Red Cross Lights a Fire under Congress for Reforms
The unwieldy Red Cross governance system, unchanged since the Truman administration, has devoured two ARC presidents in a bit over five years.
Many of the mainstream news sources covered the recommendations by the American Red Cross (EIN 53-0196605 Form 990) for changes in its board structure. We'll see tomorrow how much attention is given to the report by the panel of (mostly) lawyers and professors who were charged last April to review the organization's governance.
Here's the coverage by the Wall Street Journal (Sally Beatty), New York Times (Stephanie Strom), Washington Post (Jacqueline L. Salmon), Chronicle of Philanthropy (Elizabeth Schwinn) and an unnamed AP reporter (USA Today & many other places). The only one of the usual suspect newspapers missing a by-line story is the LA Times.
But I think all the press get it wrong by trying to tie this action to criticisms of the response to Hurricane Katrina. There's no mention of that in the press release from the Red Cross itself. Fact is, the Red Cross issued their Katrina self-evaluation report ("From Challenge to Action") back in June, noting criticisms and adopting action plans in all of the operational areas, including fund raising, corporate culture, information technology, logistics, staffing, training, volunteer relations, cooperations with local providers, financial systems, and internal controls. And implementation of a new strategic plan has already resulted in a major reorganization at the chapter level, which we discussed back in June ("Red Cross in Transition Presses Forward on Major Reorganization"). ARC did all this under interim management without a change in the board structure.
So the governance reforms are on their own track. They result from the resignation of the second Red Cross president in a bit over five years (Dr. Bernadine Healy in 2001 and Marsha J. Evans in 2005). The board has little to do with the details of disaster response operations, but it does have an impact on retention of the chief executive. And the repeated turnover at the top has to be disruptive and expensive. And paradoxically, many of the major reforms that have taken place over the last five years at the ARC have happened under the interim leadership of Harold Decker (after Dr. Healy) and now John F. (Jack) McGuire. There has to be a way for the organization to move forward with stable leadership.

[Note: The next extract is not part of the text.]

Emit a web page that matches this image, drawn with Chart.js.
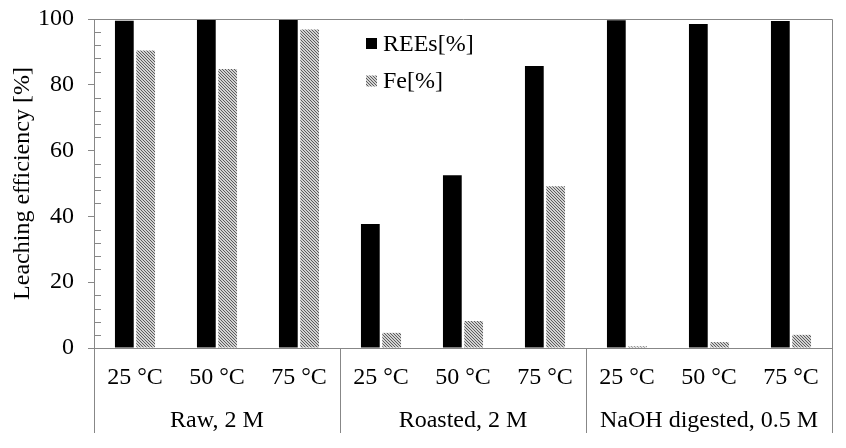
<!DOCTYPE html>
<html>
<head>
<meta charset="utf-8">
<title>Leaching efficiency</title>
<script src="https://cdn.jsdelivr.net/npm/chart.js@4.4.1/dist/chart.umd.min.js"></script>
<style>
  html, body { margin: 0; padding: 0; background: #fff; }
  #wrap { width: 846px; height: 448px; }
</style>
</head>
<body>
<div id="wrap"><canvas id="leachChart" width="846" height="448"></canvas></div>
<script>
// ===== DATA =====
const temps = ['25 °C', '50 °C', '75 °C', '25 °C', '50 °C', '75 °C', '25 °C', '50 °C', '75 °C'];
const groups = ['Raw, 2 M', 'Roasted, 2 M', 'NaOH digested, 0.5 M'];
const reeValues = [99.5, 99.7, 100, 37.7, 52.5, 85.7, 99.6, 98.5, 99.4];
const feValues = [90.4, 84.8, 96.8, 4.6, 8.2, 49.2, 0.5, 1.8, 4.0];
const yTicks = [0, 20, 40, 60, 80, 100];
const minorStep = 4;

const FONT = 'Liberation Serif';
const FONT_SIZE = 24;
const AXIS_GREY = '#878787';

// ===== HATCH PATTERN (Fe bars) =====
function makeHatch() {
  const c = document.createElement('canvas');
  c.width = 3; c.height = 3;
  const g = c.getContext('2d');
  g.fillStyle = '#d2d2d2';
  g.fillRect(0, 0, 3, 3);
  g.fillStyle = '#5c5c5c';
  for (let i = 0; i < 3; i++) {
    g.fillRect(i, i, 1, 1);
  }
  return g.createPattern(c, 'repeat');
}

// ===== EXTRA DRAWING: frame, minor ticks, group separators, legend =====
const decorPlugin = {
  id: 'decor',
  afterDraw(chart) {
    const ctx = chart.ctx;
    const area = chart.chartArea;
    const x = chart.scales.x;
    const y = chart.scales.y;
    ctx.save();
    ctx.strokeStyle = AXIS_GREY;
    ctx.lineWidth = 1;

    // top + right frame
    ctx.beginPath();
    ctx.moveTo(area.left, Math.round(area.top) + 0.5);
    ctx.lineTo(Math.round(area.right) + 0.5, Math.round(area.top) + 0.5);
    ctx.lineTo(Math.round(area.right) + 0.5, area.bottom);
    ctx.stroke();

    // minor ticks inside the plot
    ctx.beginPath();
    for (let v = y.min; v <= y.max; v += minorStep) {
      if (yTicks.includes(v)) continue;
      const py = Math.round(y.getPixelForValue(v)) + 0.5;
      ctx.moveTo(area.left, py);
      ctx.lineTo(area.left + 7, py);
    }
    ctx.stroke();

    // group separators below the axis
    const per = temps.length / groups.length;
    ctx.beginPath();
    for (let gi = 0; gi <= groups.length; gi++) {
      let px;
      if (gi === 0) px = area.left;
      else if (gi === groups.length) px = area.right;
      else px = (x.getPixelForValue(gi * per - 1) + x.getPixelForValue(gi * per)) / 2;
      px = Math.round(px) + 0.5;
      ctx.moveTo(px, area.bottom);
      ctx.lineTo(px, area.bottom + 85);
    }
    ctx.stroke();

    // legend
    ctx.font = FONT_SIZE + 'px "' + FONT + '"';
    ctx.textBaseline = 'middle';
    ctx.textAlign = 'left';
    const lx = 366, ly = [43.5, 81];
    chart.data.datasets.forEach((ds, i) => {
      ctx.fillStyle = ds.backgroundColor;
      ctx.fillRect(lx, ly[i] - 5.5, 11, 11);
      ctx.fillStyle = '#000';
      ctx.fillText(ds.label, lx + 17, ly[i] + 1);
    });
    ctx.restore();
  }
};

// ===== CHART =====
const ctx = document.getElementById('leachChart');
const leachChart = new Chart(ctx, {
  type: 'bar',
  data: {
    labels: temps,
    datasets: [
      { label: 'REEs[%]', data: reeValues, backgroundColor: '#000000',
        borderWidth: 0, categoryPercentage: 0.52, barPercentage: 0.88 },
      { label: 'Fe[%]', data: feValues, backgroundColor: makeHatch(),
        borderWidth: 0, categoryPercentage: 0.52, barPercentage: 0.88 }
    ]
  },
  options: {
    responsive: false,
    animation: false,
    devicePixelRatio: 1,
    layout: { padding: { left: 0, right: 14, top: 0, bottom: 15 } },
    plugins: {
      legend: { display: false },
      tooltip: { enabled: false }
    },
    scales: {
      x: {
        type: 'category',
        position: 'bottom',
        weight: 0,
        grid: { display: false, drawTicks: false },
        border: { display: true, color: AXIS_GREY, width: 1 },
        ticks: { color: '#000', font: { family: FONT, size: FONT_SIZE }, padding: 15, maxRotation: 0, autoSkip: false },
        afterFit: s => { s.height = 50; }
      },
      x2: {
        type: 'category',
        position: 'bottom',
        weight: 1,
        labels: groups,
        offset: true,
        grid: { display: false, drawTicks: false },
        border: { display: false },
        ticks: { color: '#000', font: { family: FONT, size: FONT_SIZE }, padding: 8, maxRotation: 0, autoSkip: false },
        afterFit: s => { s.height = 35; }
      },
      y: {
        min: 0,
        max: 100,
        ticks: { stepSize: 20, color: '#000', font: { family: FONT, size: FONT_SIZE }, padding: 14 },
        grid: { drawOnChartArea: false, drawTicks: true, tickLength: 6, color: AXIS_GREY },
        border: { display: true, color: AXIS_GREY, width: 1 },
        title: {
          display: true,
          text: 'Leaching efficiency [%]',
          color: '#000',
          font: { family: FONT, size: FONT_SIZE },
          padding: { top: 8, bottom: 0 }
        },
        afterFit: s => { s.width = 94; s.paddingTop = 19; s.paddingBottom = 20; }
      }
    }
  },
  plugins: [decorPlugin]
});
</script>
</body>
</html>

The reforms take the current huge board and cut it to a more manageable twelve to twenty members over the next six years. Gone will be the special classes of board members and the ex officio positions for cabinet secretaries, whose failure to appear at board meetings has been a scandal in itself. See "Cabinet No-Shows Cripple American Red Cross Governance" April 2 ).
But the Red Cross is not free to make these changes. Under its Congressional charter, only the US Congress can do that. We'll see how long it takes for them to act. And they still need a new leader. The Washington Post story claims that the Bush administration persuaded homeland security adviser Frances Fragos Townsend not to take the job, leaving no obvious candidate at this point.
The composition of the panel recommending the reforms is noteworthy. No nonprofit governance experts appear, and only one charity (the head of a small college in DC). The players come from the world of corporate governance, lawyers and professors:
- The chair is Karen Hastie Williams, retired partner at the Crowell & Moring law firm, with a long career in public contract law (and seats on corporate and nonprofit boards).
- Peter Clapman, CEO of Governance for Owners USA, Inc., the former Senior Vice President and Chief Counsel for Corporate Governance at TIAA-CREF, which is prominent in its shareholder advocacy for better corporate governance.
- Charles Elson, University of Delaware, director of the John L. Weinberg Center for Corporate Governance at the University of Delaware.
- Margaret M. Foran, Senior Vice President-Corporate Governance for Pfizer Inc.
- Jay W. Lorsch, Harvard Business School, Faculty Chairman of the Harvard Business School’s Global Corporate Governance Initiative.
- Patricia McGuire, President of Trinity University in Washington, D.C. (EIN 53-0196640 Form 990) (the only charity represented on the panel).
- Paul Neuhauser, Professor Emeritus at The University of Iowa College of Law, where he teaches in the area of corporate law.
You characterize Trinity University in Washington DC as a small non-profit," but it is the alma mater of Nancy Pelosi and Kansas Governor Kathleen Sebelius, among others. If those are the kinds of results produced by small non-profits, give me more!